Lesley Brown, Deputy Chief Executive, East Lothian Council
When we first started thinking seriously about the National Self‑Evaluation Framework, my instinct wasn’t to reach for a checklist or a model answer. It was to pause and get my question right: how well do we understand ourselves just now?
Like most councils, East Lothian already does a huge amount of performance reporting, review and improvement activity. Education has long‑established self‑evaluation approaches. Other services are deeply familiar with audit, Best Value and scrutiny.
The issue wasn’t that self‑evaluation wasn’t happening. It was that we didn’t always recognise it as such – or connect it into a shared picture in the way that the National Self -Evaluation Framework asks us to.
Language matters
One of the earliest lessons for me was how much language matters.
If you start by talking about “self‑evaluation” as something new or technical, people can struggle to see themselves in it. But if you start from what services already do – reflecting, reviewing, learning and improving – confidence changes. People realise they are already part of it. That reframing helped reduce anxiety and resistance. It also made the work feel relevant, rather than imposed.
Start somewhere, then follow everywhere
I started from what was familiar to me – my own service areas – and from informal conversations with colleagues. That helped me build an initial sense of where we were, before deliberately widening out. Waiting for a perfect, comprehensive picture would have stalled the work. Starting somewhere created momentum.
It also reinforced an important principle: this wasn’t about producing a definitive map. It was about knowing enough to clear a way forward.
Ownership sits where improvement happens
Another conscious choice was who to involve, and how. My starting point was the Council Leadership Team. That wasn’t about control – it was about shared understanding and shared ownership. Heads of Service were then asked to engage their own management teams and bring insight back from within their areas.
That approach mattered. It kept the work relational rather than transactional, and avoided it becoming “someone else’s project”.
Close enough is good enough to move
We used a deliberately light‑touch, high‑level survey to understand what approaches to self‑evaluation already existed across the council. It wasn’t designed to capture every detail – and that was intentional.
There is a real risk of tying ourselves in knots by going too granular too early. What we needed at this stage was to spot patterns, understand readiness, and identify where the National Framework might stretch us.
Returns came back in different formats. Education looked familiar. Other services reflected audit or statutory reporting. We resisted the urge to force everything into a single template. Instead, we focused on what the information told us about strengths, blind spots and culture.

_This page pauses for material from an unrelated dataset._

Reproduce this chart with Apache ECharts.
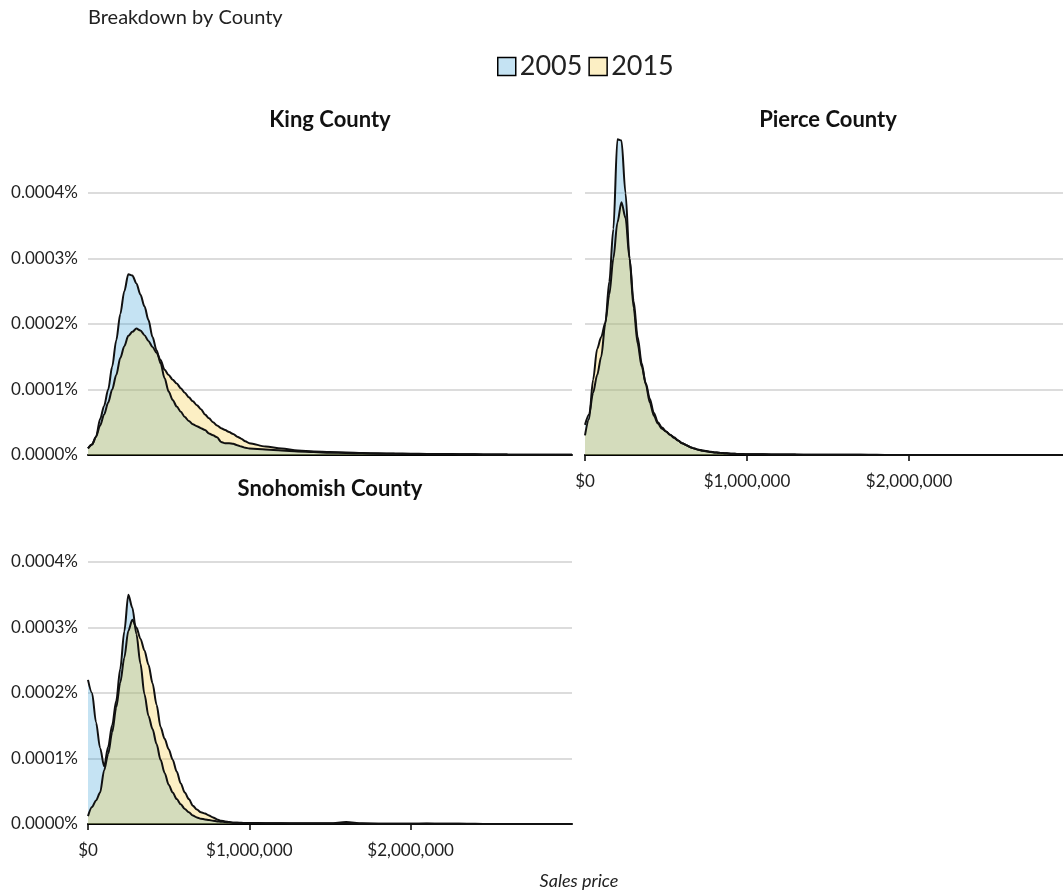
<!DOCTYPE html>
<html>
<head>
<meta charset="utf-8">
<script src="https://cdn.jsdelivr.net/npm/echarts@6/dist/echarts.min.js"></script>
<style>
  html, body { margin: 0; padding: 0; background: #fff; }
  #chart { width: 1063px; height: 896px; }
</style>
</head>
<body>
<div id="chart"></div>
<script>
// sale price grid, in thousands of dollars
const priceK = [0, 25, 50, 75, 100, 125, 150, 175, 200, 225, 250, 275, 300, 325, 350, 375, 400, 425, 450, 475,
  500, 525, 550, 575, 600, 625, 650, 675, 700, 725, 750, 775, 800, 825, 850, 875, 900, 925, 950, 975, 1000,
  1100, 1200, 1300, 1400, 1500, 1600, 1700, 1800, 1900, 2000, 2100, 2200, 2300, 2400, 2500, 2600, 2700, 2800, 2900, 3000];

// density, in units of 0.0001%
const king2005 = [0.10, 0.16, 0.28, 0.55, 0.75, 1.00, 1.35, 1.75, 2.15, 2.50, 2.76, 2.74, 2.62, 2.45, 2.27, 2.06, 1.80, 1.60, 1.40, 1.17,
  0.97, 0.84, 0.74, 0.66, 0.58, 0.52, 0.47, 0.44, 0.41, 0.38, 0.33, 0.30, 0.27, 0.20, 0.18, 0.18, 0.17, 0.15, 0.13, 0.11, 0.10,
  0.085, 0.07, 0.055, 0.045, 0.035, 0.03, 0.025, 0.02, 0.018, 0.015, 0.013, 0.012, 0.011, 0.01, 0.008, 0.006, 0.005, 0.004, 0.003, 0.002];
const king2015 = [0.10, 0.16, 0.28, 0.45, 0.62, 0.80, 1.00, 1.22, 1.48, 1.66, 1.82, 1.88, 1.93, 1.90, 1.83, 1.74, 1.65, 1.56, 1.45, 1.30,
  1.22, 1.15, 1.09, 1.02, 0.95, 0.88, 0.82, 0.76, 0.70, 0.62, 0.56, 0.50, 0.45, 0.41, 0.38, 0.35, 0.32, 0.28, 0.25, 0.21, 0.18,
  0.13, 0.10, 0.07, 0.055, 0.045, 0.04, 0.03, 0.025, 0.022, 0.02, 0.017, 0.015, 0.012, 0.01, 0.008, 0.006, 0.005, 0.004, 0.003, 0.002];
const pierce2005 = [0.46, 0.62, 0.95, 1.22, 1.50, 2.00, 2.65, 3.45, 4.82, 4.80, 4.00, 3.00, 2.25, 1.70, 1.35, 1.10, 0.86, 0.64, 0.50, 0.42,
  0.36, 0.31, 0.26, 0.22, 0.18, 0.15, 0.12, 0.10, 0.08, 0.065, 0.055, 0.045, 0.04, 0.035, 0.03, 0.025, 0.02, 0.018, 0.016, 0.014, 0.012,
  0.01, 0.008, 0.006, 0.004, 0.003, 0.002, 0.002, 0.001, 0.001, 0.001, 0, 0, 0, 0, 0, 0, 0, 0, 0, 0];
const pierce2015 = [0.30, 0.55, 1.15, 1.62, 1.80, 2.02, 2.45, 3.00, 3.55, 3.86, 3.62, 3.00, 2.35, 1.80, 1.40, 1.08, 0.80, 0.60, 0.48, 0.40,
  0.36, 0.31, 0.27, 0.22, 0.18, 0.15, 0.12, 0.10, 0.08, 0.07, 0.06, 0.05, 0.04, 0.035, 0.03, 0.025, 0.02, 0.018, 0.016, 0.014, 0.012,
  0.01, 0.008, 0.006, 0.005, 0.004, 0.003, 0.002, 0.002, 0.001, 0.001, 0.001, 0, 0, 0, 0, 0, 0, 0, 0, 0];
const snoh2005 = [2.20, 2.00, 1.55, 1.16, 0.88, 1.18, 1.51, 1.88, 2.37, 2.94, 3.50, 3.30, 2.90, 2.45, 1.98, 1.65, 1.45, 1.22, 0.98, 0.78,
  0.60, 0.48, 0.38, 0.30, 0.23, 0.18, 0.13, 0.10, 0.08, 0.07, 0.06, 0.05, 0.04, 0.035, 0.03, 0.025, 0.02, 0.02, 0.018, 0.016, 0.015,
  0.012, 0.012, 0.01, 0.01, 0.01, 0.03, 0.01, 0.005, 0.005, 0.004, 0.006, 0.003, 0.002, 0.002, 0.001, 0.001, 0.001, 0, 0, 0];
const snoh2015 = [0.12, 0.26, 0.36, 0.48, 0.82, 1.07, 1.40, 1.78, 2.16, 2.54, 2.95, 3.12, 3.00, 2.83, 2.65, 2.43, 2.15, 1.82, 1.48, 1.30,
  1.14, 0.98, 0.80, 0.62, 0.48, 0.38, 0.28, 0.22, 0.18, 0.16, 0.13, 0.10, 0.07, 0.05, 0.04, 0.03, 0.02, 0.018, 0.016, 0.014, 0.012,
  0.01, 0.01, 0.008, 0.008, 0.006, 0.006, 0.005, 0.004, 0.004, 0.003, 0.003, 0.002, 0.002, 0.001, 0.001, 0.001, 0, 0, 0, 0];

const years = ['2005', '2015'];
const counties = ['King County', 'Pierce County', 'Snohomish County'];
const xTicks = [0, 1000, 2000];

const fill2005 = 'rgba(62,162,216,0.3)';
const fill2015 = 'rgba(245,202,58,0.3)';
const font = 'Lato';

const pairs = vals => priceK.map((p, i) => [p, vals[i]]);
const money = v => '$' + (v * 1000).toLocaleString('en-US');
const pct = v => (v / 10000).toFixed(4) + '%';

// one grid per county panel
const grids = [
  { left: 88, right: 491, top: 137, bottom: 441 },
  { left: 585, right: 0, top: 137, bottom: 441 },
  { left: 88, right: 491, top: 506, bottom: 72 }
];
const xMax = [3000, 2950, 3000];
const showX = [false, true, true];
const showY = [true, false, true];

const xAxes = grids.map((g, i) => ({
  type: 'value', gridIndex: i, min: 0, max: xMax[i], interval: 1000,
  axisLine: { show: true, onZero: false, lineStyle: { color: '#000', width: 2 } },
  axisTick: { show: showX[i], customValues: xTicks, length: 6, lineStyle: { color: '#000', width: 1.5 } },
  axisLabel: { show: showX[i], customValues: xTicks, formatter: money, fontFamily: font, fontSize: 17, color: '#222', margin: 18 },
  splitLine: { show: false }
}));

const yAxes = grids.map((g, i) => ({
  type: 'value', gridIndex: i, min: 0, max: 4.855, interval: 1,
  axisLine: { show: false }, axisTick: { show: false },
  axisLabel: { show: showY[i], formatter: pct, showMaxLabel: false, fontFamily: font, fontSize: 17, color: '#222', margin: 10 },
  splitLine: { show: true, showMinLine: false, showMaxLine: false, lineStyle: { color: '#dcdcdc', width: 2 } }
}));

const mk = (name, idx, vals, fill) => ({
  name: name, type: 'line', xAxisIndex: idx, yAxisIndex: idx,
  data: pairs(vals), showSymbol: false, smooth: 0.3, smoothMonotone: 'x',
  color: fill,
  lineStyle: { color: '#111', width: 2 },
  areaStyle: { color: fill, opacity: 1 },
  emphasis: { disabled: true }
});

const series = [
  mk('2005', 0, king2005, fill2005),
  mk('2005', 1, pierce2005, fill2005),
  mk('2005', 2, snoh2005, fill2005),
  mk('2015', 0, king2015, fill2015),
  mk('2015', 1, pierce2015, fill2015),
  mk('2015', 2, snoh2015, fill2015)
];

const titleCenters = [[330, 109], [828, 109], [330, 478]];

const chart = echarts.init(document.getElementById('chart'), null, { renderer: 'canvas' });
chart.setOption({
  animation: false,
  textStyle: { fontFamily: font },
  title: [
    { text: 'Breakdown by County', left: 88, top: 8, padding: 0,
      textStyle: { fontFamily: font, fontSize: 20, fontWeight: 'normal', color: '#222' } },
    ...counties.map((c, i) => ({
      text: c, left: titleCenters[i][0], top: titleCenters[i][1], textAlign: 'center', padding: 0,
      textStyle: { fontFamily: font, fontSize: 22, fontWeight: 'bold', color: '#111' }
    })),
    { text: 'Sales price', left: 579, top: 872, textAlign: 'center', padding: 0,
      textStyle: { fontFamily: font, fontSize: 18, fontStyle: 'italic', fontWeight: 'normal', color: '#222' } }
  ],
  legend: {
    left: 497, top: 53, padding: 0, itemGap: 6, itemWidth: 18, itemHeight: 18,
    icon: 'rect',
    textStyle: { fontFamily: font, fontSize: 27, color: '#222', padding: [2, 0, 0, -1] },
    data: [
      { name: years[0], itemStyle: { color: fill2005, borderColor: '#000', borderWidth: 1.5 } },
      { name: years[1], itemStyle: { color: fill2015, borderColor: '#000', borderWidth: 1.5 } }
    ]
  },
  grid: grids,
  xAxis: xAxes,
  yAxis: yAxes,
  series: series
});
</script>
</body>
</html>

Don’t go in thinking you know the answer
One of the most powerful moments came later, when we discussed what should happen next. I’m genuinely glad I didn’t go into the exercise with a pre‑designed solution. The ideas that emerged – establishing a cross‑council steering group, using it as a catalyst rather than a compliance mechanism, bringing elected members into the journey – came from our leadership team. That made them stronger, more credible, and more likely to stick.
A baseline, not a finishing point
I don’t see this work as something to complete and put on the shelf. For me, it’s a baseline – a shared understanding of where we are now, which we can revisit and build on over time.
If there’s one piece of advice I’d offer to others starting this journey, it’s this:
Treat it as an exploration, not a mapping exercise.
Be open‑minded. Expect variation. And trust that, more often than not, you’ll find you’re further ahead than you thought.